Diablo III’s real money Auction House launches, fights against players becoming too productive.

Yesterday Blizzard finally launched the real money Auction House for Diablo III, an event the company had delayed a number of times, in part, to address issues with hacked accounts and people using improper gold farming techniques. While Blizzard continues to wrestle with these issues, the Auction House will initially be limited to equipment sales, with trade in commodities like gold being withheld until a later date.

Tech in Asia has uncovered an interview with one Diablo III gold farmer, who claims to use bots in 100 different accounts to collect gold, grossing roughly 60 million gold pieces every hour. As the farmer explains, it’s common for people to get access to this many accounts by stealing credit card information from PayPal or hacking into other people’s Battle.net account, which is patently a crime.

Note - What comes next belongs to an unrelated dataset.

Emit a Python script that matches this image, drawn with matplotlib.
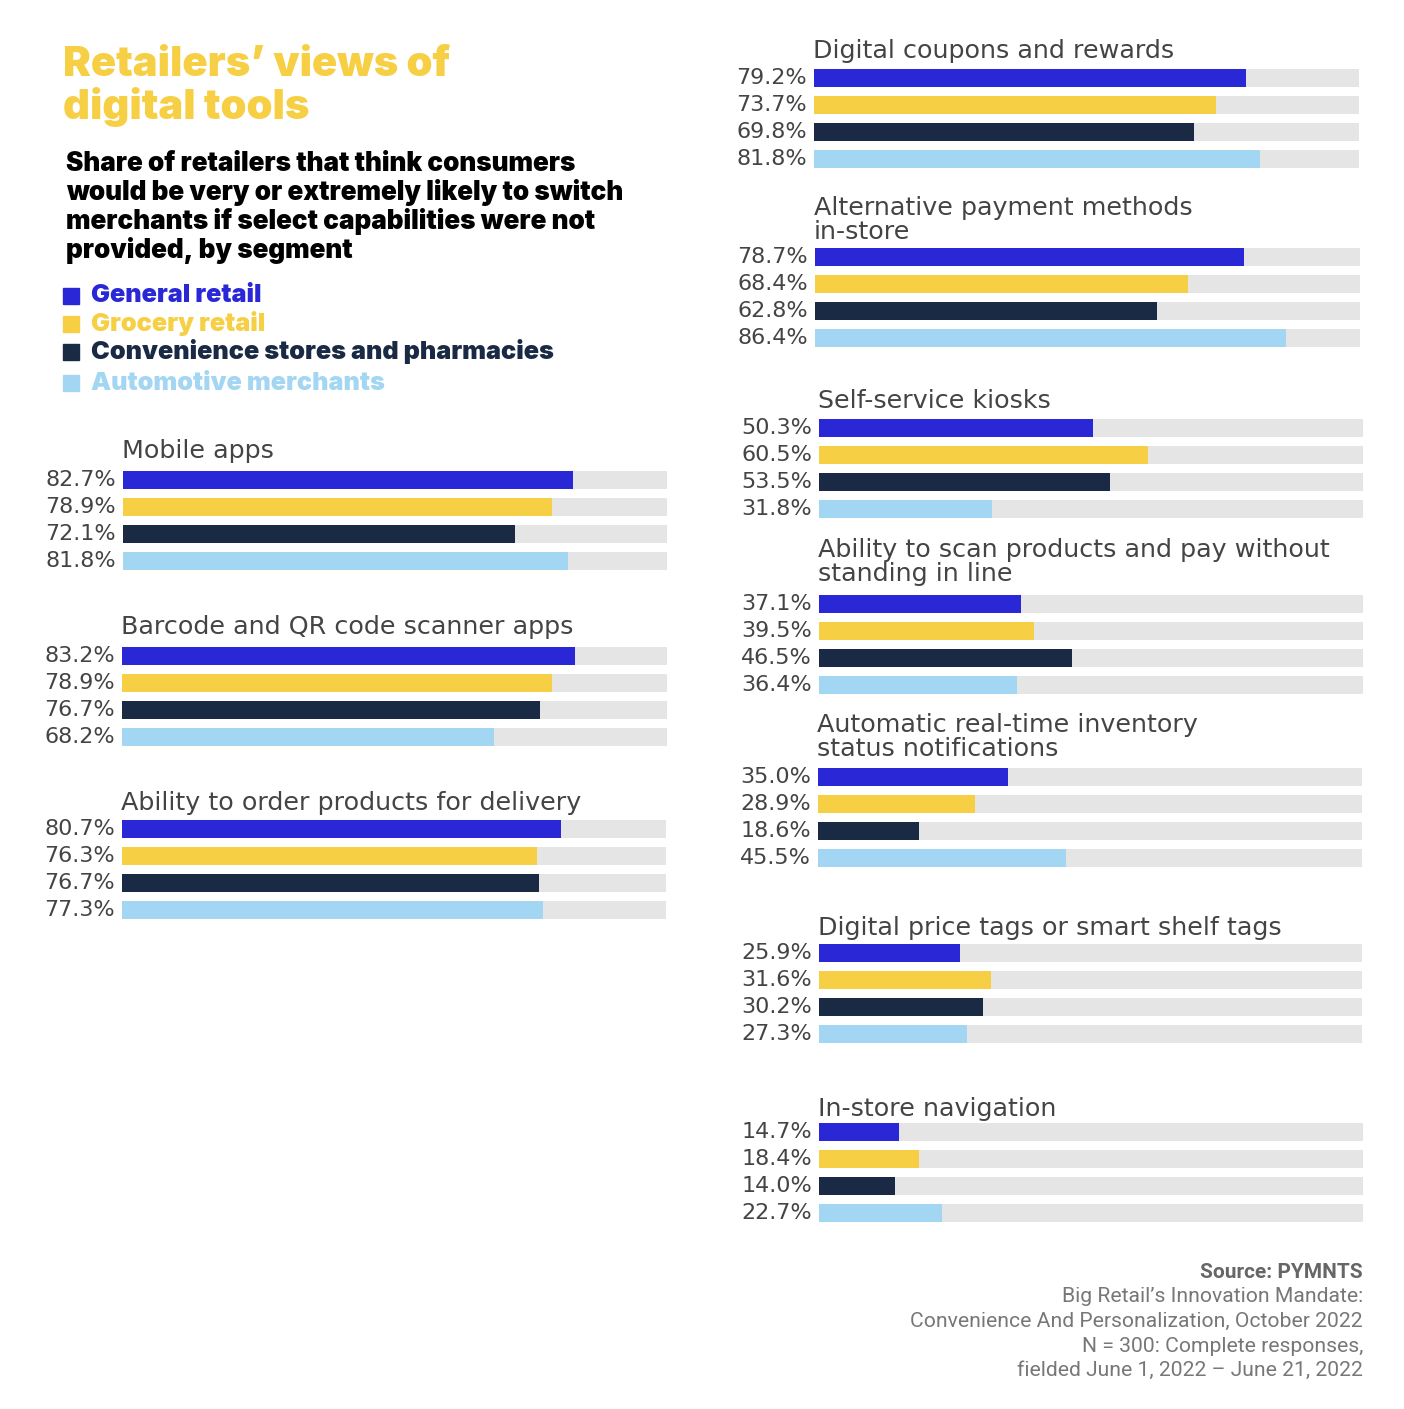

Using bots and customized scripts to collect gold is not a crime, but it is a violation of Blizzard’s terms of service. 

It’s interesting to compare Blizzard’s oversight of its in-game economy with the development of the American economy, which has essentially allowed machines to transform agriculture, manufacturing, advertising, and retail industries.

Blizzard wants the economy to depend not on gains in efficiency but on individuals putting in labor hours to collect the gold. Their terms of service insist on labor and currency being linked in a way that capitalist economies have long since stopped doing. In the real world, if a company uses a bot to do the work of 100 humans, it’s counted not as a violation but a gain in productivity. In games, exponential gains in productivity ruin the experience of play, but in the last century of business it’s been hard to survive without them.